### GIVEN PROBLEM:
The listing below begins with the first line you should copy; stop after the line containing "from matplotlib.patches import FancyBboxPatch", and drop every picture.

### GIVEN INFORMATION:
[Start]

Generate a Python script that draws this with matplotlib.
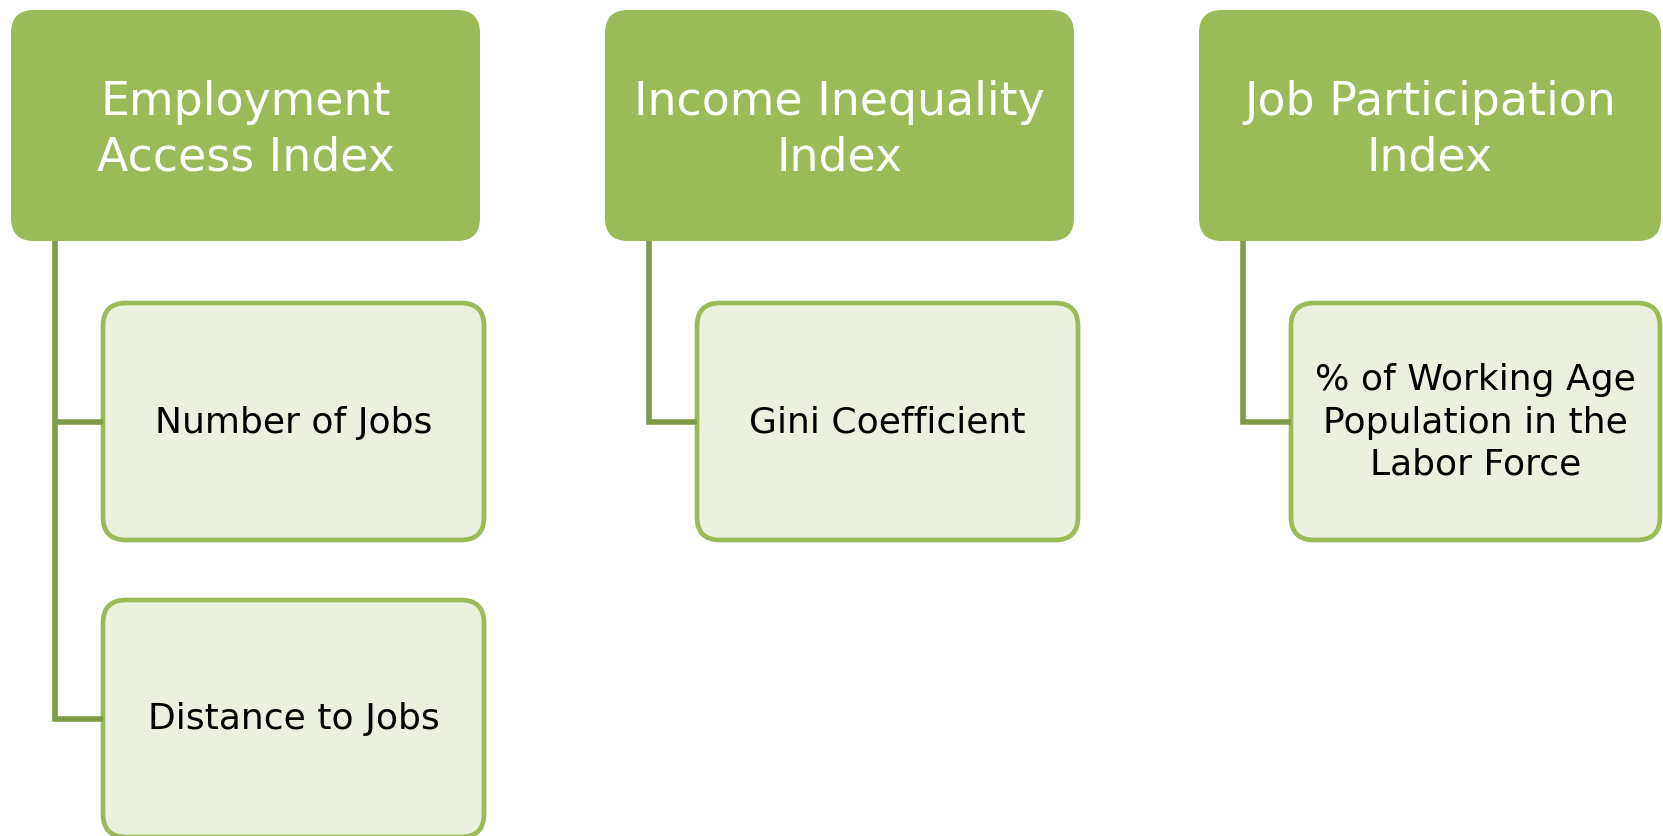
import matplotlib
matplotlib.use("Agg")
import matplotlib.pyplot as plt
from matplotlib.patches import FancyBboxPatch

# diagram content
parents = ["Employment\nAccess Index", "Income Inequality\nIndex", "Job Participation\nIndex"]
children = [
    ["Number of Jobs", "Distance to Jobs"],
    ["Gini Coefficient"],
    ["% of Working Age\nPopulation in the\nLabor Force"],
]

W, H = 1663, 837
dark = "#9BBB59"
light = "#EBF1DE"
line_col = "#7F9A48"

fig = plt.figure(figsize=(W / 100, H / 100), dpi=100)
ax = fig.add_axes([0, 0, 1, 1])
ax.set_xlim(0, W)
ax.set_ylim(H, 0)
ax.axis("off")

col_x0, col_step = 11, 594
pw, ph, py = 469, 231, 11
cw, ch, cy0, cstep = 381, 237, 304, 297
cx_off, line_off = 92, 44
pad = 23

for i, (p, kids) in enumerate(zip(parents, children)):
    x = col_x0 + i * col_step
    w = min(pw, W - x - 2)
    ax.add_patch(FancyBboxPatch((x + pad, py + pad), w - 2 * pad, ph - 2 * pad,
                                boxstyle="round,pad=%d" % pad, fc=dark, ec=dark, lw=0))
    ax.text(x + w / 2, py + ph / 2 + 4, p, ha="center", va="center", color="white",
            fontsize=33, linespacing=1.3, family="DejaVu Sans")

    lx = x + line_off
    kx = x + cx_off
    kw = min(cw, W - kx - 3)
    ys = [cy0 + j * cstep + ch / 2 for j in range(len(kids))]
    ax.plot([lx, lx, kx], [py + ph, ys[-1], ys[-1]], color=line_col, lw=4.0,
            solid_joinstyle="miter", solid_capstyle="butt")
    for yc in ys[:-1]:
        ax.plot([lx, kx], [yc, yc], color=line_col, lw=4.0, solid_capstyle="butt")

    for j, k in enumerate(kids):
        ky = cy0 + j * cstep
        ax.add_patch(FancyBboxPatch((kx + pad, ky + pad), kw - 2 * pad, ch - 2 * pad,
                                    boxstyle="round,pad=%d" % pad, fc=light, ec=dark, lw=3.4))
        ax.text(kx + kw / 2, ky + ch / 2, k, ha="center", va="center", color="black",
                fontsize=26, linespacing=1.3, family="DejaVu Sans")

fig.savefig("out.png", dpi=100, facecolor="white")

[End]

### TASK SOLUTION:
Generate a Python script that draws this with matplotlib.
import matplotlib
matplotlib.use("Agg")
import matplotlib.pyplot as plt
from matplotlib.patches import FancyBboxPatch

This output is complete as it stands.